**Data block**
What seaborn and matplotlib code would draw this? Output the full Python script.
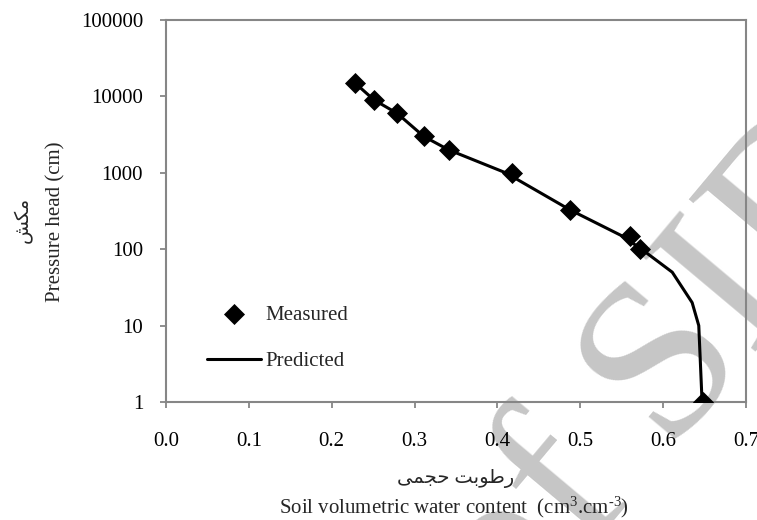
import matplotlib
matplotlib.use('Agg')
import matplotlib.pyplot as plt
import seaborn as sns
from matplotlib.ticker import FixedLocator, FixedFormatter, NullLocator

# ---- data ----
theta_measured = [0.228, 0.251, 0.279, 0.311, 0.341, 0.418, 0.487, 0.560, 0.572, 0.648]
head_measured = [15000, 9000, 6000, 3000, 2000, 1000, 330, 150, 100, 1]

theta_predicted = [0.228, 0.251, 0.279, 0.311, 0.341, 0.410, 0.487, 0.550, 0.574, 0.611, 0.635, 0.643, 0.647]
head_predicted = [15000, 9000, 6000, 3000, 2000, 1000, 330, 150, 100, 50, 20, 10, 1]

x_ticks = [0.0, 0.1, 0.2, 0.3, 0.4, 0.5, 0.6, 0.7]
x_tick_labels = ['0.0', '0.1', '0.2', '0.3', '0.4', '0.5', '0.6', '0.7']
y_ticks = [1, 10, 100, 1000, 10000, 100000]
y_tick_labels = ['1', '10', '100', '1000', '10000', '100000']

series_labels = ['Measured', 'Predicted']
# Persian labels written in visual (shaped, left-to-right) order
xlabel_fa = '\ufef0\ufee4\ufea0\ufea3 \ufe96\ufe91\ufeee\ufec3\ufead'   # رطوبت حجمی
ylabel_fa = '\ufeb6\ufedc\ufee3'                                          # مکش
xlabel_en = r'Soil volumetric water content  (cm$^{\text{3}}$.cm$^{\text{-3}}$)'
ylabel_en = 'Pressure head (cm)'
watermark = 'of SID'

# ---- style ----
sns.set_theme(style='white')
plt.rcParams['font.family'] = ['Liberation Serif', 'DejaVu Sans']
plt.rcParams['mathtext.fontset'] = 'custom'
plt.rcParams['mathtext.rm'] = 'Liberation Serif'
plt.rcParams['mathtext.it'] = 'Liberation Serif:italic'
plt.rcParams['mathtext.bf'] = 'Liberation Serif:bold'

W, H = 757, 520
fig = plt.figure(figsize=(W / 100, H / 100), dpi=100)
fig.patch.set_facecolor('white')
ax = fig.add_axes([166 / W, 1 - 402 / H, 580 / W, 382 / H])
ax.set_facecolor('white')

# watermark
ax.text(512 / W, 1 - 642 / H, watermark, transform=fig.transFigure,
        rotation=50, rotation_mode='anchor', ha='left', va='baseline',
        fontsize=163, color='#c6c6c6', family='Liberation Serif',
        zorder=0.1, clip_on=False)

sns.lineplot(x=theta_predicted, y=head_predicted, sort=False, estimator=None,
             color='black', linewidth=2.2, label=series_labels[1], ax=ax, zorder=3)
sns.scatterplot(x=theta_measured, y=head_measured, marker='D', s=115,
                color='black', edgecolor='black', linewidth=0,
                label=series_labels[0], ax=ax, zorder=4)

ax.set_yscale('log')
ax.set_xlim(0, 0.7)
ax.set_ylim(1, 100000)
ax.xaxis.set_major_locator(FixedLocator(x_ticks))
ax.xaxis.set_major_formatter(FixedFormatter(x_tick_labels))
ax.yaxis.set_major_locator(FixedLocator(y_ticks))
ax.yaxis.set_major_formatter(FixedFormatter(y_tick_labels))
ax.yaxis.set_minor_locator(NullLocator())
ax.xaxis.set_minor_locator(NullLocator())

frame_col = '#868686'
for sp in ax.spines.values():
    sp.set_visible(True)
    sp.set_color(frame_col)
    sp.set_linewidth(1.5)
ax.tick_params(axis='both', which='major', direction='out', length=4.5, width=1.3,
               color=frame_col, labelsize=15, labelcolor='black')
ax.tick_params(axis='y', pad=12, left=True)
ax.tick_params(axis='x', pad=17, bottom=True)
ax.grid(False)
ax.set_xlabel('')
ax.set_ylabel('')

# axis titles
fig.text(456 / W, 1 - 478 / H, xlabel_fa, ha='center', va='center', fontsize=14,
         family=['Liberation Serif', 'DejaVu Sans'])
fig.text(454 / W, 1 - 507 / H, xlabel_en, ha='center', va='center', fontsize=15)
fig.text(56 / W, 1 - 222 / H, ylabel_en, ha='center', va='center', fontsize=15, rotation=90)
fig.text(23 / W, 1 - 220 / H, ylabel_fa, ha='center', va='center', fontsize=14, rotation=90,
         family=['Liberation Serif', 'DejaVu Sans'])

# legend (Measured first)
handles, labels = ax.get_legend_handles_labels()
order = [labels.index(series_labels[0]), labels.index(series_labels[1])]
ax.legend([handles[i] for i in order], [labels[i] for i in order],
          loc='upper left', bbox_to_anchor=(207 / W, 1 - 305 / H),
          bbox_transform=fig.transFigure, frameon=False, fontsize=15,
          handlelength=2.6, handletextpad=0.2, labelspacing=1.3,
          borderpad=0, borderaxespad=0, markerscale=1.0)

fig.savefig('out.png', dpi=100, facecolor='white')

**Exercise directions**
Only the lines from the top of the data through the line with "y_tick_labels = ['1', '10', '100', '1000', '10000', '100000']" should be quoted, exactly and with both ends kept; skip the pictures.

**Full solution**
What seaborn and matplotlib code would draw this? Output the full Python script.
import matplotlib
matplotlib.use('Agg')
import matplotlib.pyplot as plt
import seaborn as sns
from matplotlib.ticker import FixedLocator, FixedFormatter, NullLocator

# ---- data ----
theta_measured = [0.228, 0.251, 0.279, 0.311, 0.341, 0.418, 0.487, 0.560, 0.572, 0.648]
head_measured = [15000, 9000, 6000, 3000, 2000, 1000, 330, 150, 100, 1]

theta_predicted = [0.228, 0.251, 0.279, 0.311, 0.341, 0.410, 0.487, 0.550, 0.574, 0.611, 0.635, 0.643, 0.647]
head_predicted = [15000, 9000, 6000, 3000, 2000, 1000, 330, 150, 100, 50, 20, 10, 1]

x_ticks = [0.0, 0.1, 0.2, 0.3, 0.4, 0.5, 0.6, 0.7]
x_tick_labels = ['0.0', '0.1', '0.2', '0.3', '0.4', '0.5', '0.6', '0.7']
y_ticks = [1, 10, 100, 1000, 10000, 100000]
y_tick_labels = ['1', '10', '100', '1000', '10000', '100000']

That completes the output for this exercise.